Nicomachean Ethics book cover

Nicomachean Ethics

Hackett Publishing · 1999 · 339 pages
ISBN: 9780872204645
Review Editor Owen Strand

Aristotle’s Nicomachean Ethics is the book to read if you want to know how to live well. Written around 350 BCE and almost certainly compiled from lecture notes, it is not elegant by literary standards – it is dense, technical, and relentlessly systematic. But it is also the most psychologically astute account of moral life in the philosophical canon, the founding document of virtue ethics, and a work that rewards careful reading with insights of remarkable precision. Where Plato asks what justice is in some ideal form, Aristotle asks what the good life actually looks like for human beings as they are, embedded in bodies and communities and habits.

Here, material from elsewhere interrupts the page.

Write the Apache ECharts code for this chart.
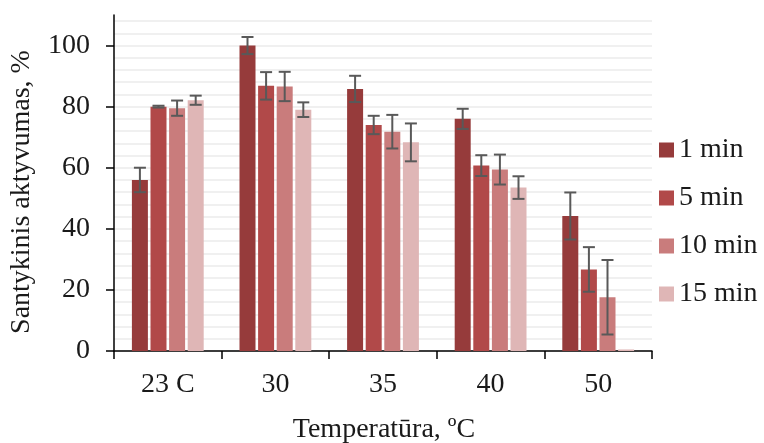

The Question of Eudaimonia

Aristotle begins with a deceptively simple observation: every action and pursuit aims at some good. But goods come in a hierarchy – some are pursued for the sake of others, others for their own sake. There must be some highest good, something pursued entirely for itself and never for anything else. This highest good Aristotle calls eudaimonia – usually translated as happiness, but better understood as flourishing, or living well and doing well.

Most people, Aristotle notes, identify happiness with pleasure, wealth, or honor. Each of these is a mistake. Pleasure is a byproduct of activity, not an end in itself. Wealth is purely instrumental. Honor depends entirely on those who bestow it. Eudaimonia, by contrast, must be something that constitutes a complete and self-sufficient life – something that makes a life good in itself, not merely by causing pleasant feelings.

The Doctrine of the Mean

Virtue, for Aristotle, is a settled disposition to act, feel, and respond in the right ways. It lies in a mean between extremes of excess and deficiency – not a mathematical midpoint but the mean relative to us, the response that the person of practical wisdom would choose. Courage is the mean between cowardice and recklessness. Generosity is the mean between miserliness and prodigality. Temperance is the mean between self-indulgence and insensibility to pleasure.

The mean is not mediocrity or moderation in some bland sense. The courageous person feels appropriate fear in genuinely dangerous situations. The generous person gives the right amounts to the right people at the right times for the right reasons. Getting it right requires perceptual sensitivity to particular situations that no general rule can capture in advance.

Practical Wisdom and the Role of Character

The virtue that governs all the others is phronesis – practical wisdom. This is the intellectual virtue that enables a person to perceive correctly what a situation requires and to deliberate well about how to achieve it. Practical wisdom is not a set of rules but a capacity for excellent judgment developed through experience. You cannot be truly virtuous without it, and you cannot have it without the moral virtues – practical wisdom requires the right motivations, not just the right conclusions.

This is one of Aristotle’s deepest insights: virtue is not primarily about following correct rules but about having a well-formed character. The virtuous person does not have to consult principles to know what to do; their feelings, perceptions, and desires have been trained to respond appropriately. Moral education is fundamentally the cultivation of character – of the right emotional dispositions – and this cultivation happens through practice.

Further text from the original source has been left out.